Two years later, we were housemates on R Street. He was the prototypical southerner, and I was a stereotype of the Italian from New York. We were an odd pairing, but also fast friends. Whenever the corners of his mouth turned into a devilish grin and a gleam in came into his eye, he was about to drag me on some ridiculous adventure that would no doubt end in laughter and debauchery. I have two brothers given to me by the generous happenstance of birth, but Will is a brother by choice.

I hit a crossroads in my life and career several years after graduation, and I began to close out the world around me. I became depressed, and wanted little to do with anyone else. When my phone rang, I would look at the caller ID and let it go to voicemail. Yet, for some reason, I never did that when I saw his name and face pop up on my cell. I always picked up, and within minutes was talking, and laughing and sharing. I guess it was he was family to me, and I loved him.

I was never one to quote someone else when I wrote my old Hoya columns; I felt it was a sign of weakness, of not being able to speak for myself.
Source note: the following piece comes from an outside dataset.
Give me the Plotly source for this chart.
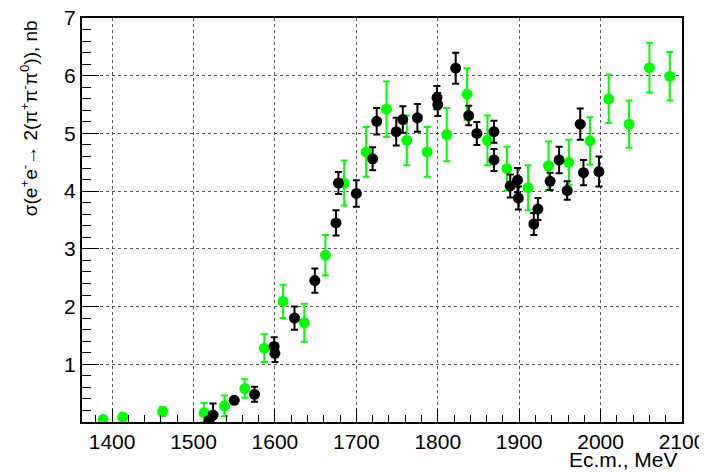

But over the last month, the famous Jackie Robinson quote has been kicking around in my grief-stricken head: “A life is not important except for the impact it has on other lives.”

I have found some comfort in those words. Will did not win a Nobel Prize, or save refugees, or champion exotic charges. But for me, and for hundreds of others, he touched our lives in ways we cannot explain. His enthusiasm, generosity of spirit, and infectious smile and laugh had a larger impact on me than I ever found words to express to him in life. I would not be the man I am today without him, and I am unquestionably a better person for his influence. Indeed, he remains alive in me.

His name is not synonymous with the Hilltop like Thompson, Clinton or Ewing; nor is there a building honoring WGBV. But to a generation of Hoyas, his presence was pervasive. His photos filled the pages of this newspaper for years. He was part of the original team that launched TheHoya.com, spending hours brainstorming site concepts with me months before a single story went live. His hand hung many a light backstage at countless Georgetown theatrical productions. He continued to contribute as an alumnus, maintaining web sites for the Philodemic Society and the Georgetown Theater Alumni.

He contributed loudly, passionately and loyally to many organizations. His friends couldn’t comprehend where he found the energy to give 100 percent ten times over. He was the first to help a Hoya in need, and his stewardship of http//:www.WGBV.com ensured that hundreds of Georgetown students and alumni would stumble upon long-forgotten photos of themselves in various states of alcohol fuelled revelry. His efforts, and his personality, were larger than life. This mortal coil could not contain him.

I have lost a brother. The piece of him I carry in my heart will never be enough, but it will have to do.

James Di Liberto, Jr. Graduated from The College in 2000 and is a former Editor-in-Chief of The Hoya.